Melanie Ehren: Trust in standardized tests: A global perspective

February 13, 2024

Tuesday, January 30, 2024

2:00 - 4:00 PM (PDT) at Berkeley Way West 1212 and via Zoom

Open to GSE faculty, students, and community.

Request a zoom link from convenors@bear.berkeley.edu

Abstract:

Standardized assessments play an important role in many education systems. They inform decisions about progression, certification, qualification and graduation of students and provide or withhold opportunities for those who take these tests. Standardized assessments are also frequently used for teacher performance reviews and school accountability, or to monitor learning outcomes at the national level.
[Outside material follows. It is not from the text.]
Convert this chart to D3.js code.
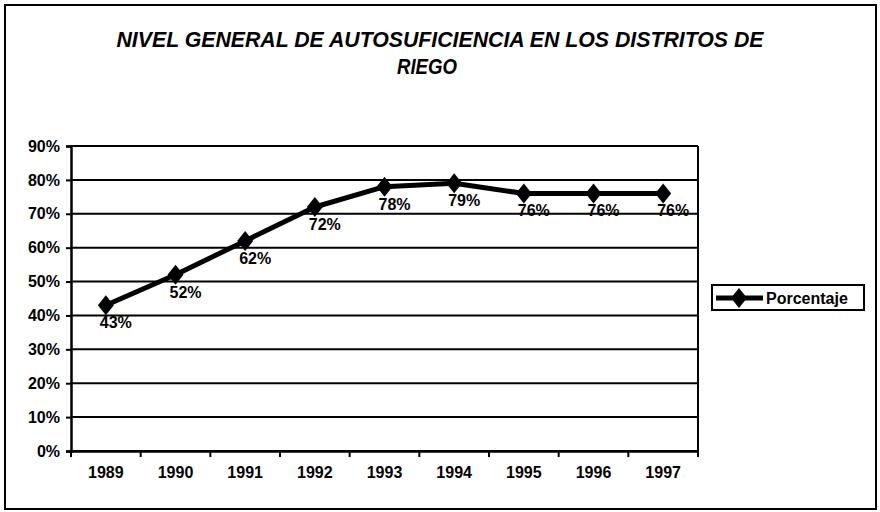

The reliance on test outcomes necessitates a need to trust these assessments. As Simpson and Baird (2016) say, “Examination results are a form of ‘currency’——and like all currencies they must be trusted by their users to hold any meaning within a social system” (p. 27).

In this seminar, Professor Ehren will present recent work about trust in standardized assessments, discussing the relation between conceptualizations of validity and fairness of assessments and trust. She will explain how different regulatory regimes of standardized assessment (nationalized, commercial, quasi-market) inform and influence collective trust in the school context, as well as the role of assessments as (third-party) guarantors of trust in educational standards and school and teaching quality more broadly.

About the speaker:

Melanie Ehren is full Professor in Educational Governance at the Vrije Universiteit Amsterdam. She combines a strong disciplinary background in educational and school effectiveness with a comparative approach to understanding outcomes of education systems. Her international work on assessment, accountability, inspection, evaluation and improvement has included various countries in the EU, Africa, Asia and the U.S, including visiting scholarships at Harvard University and Columbia University and consultancies for the OECD, UNICEF, and the EU.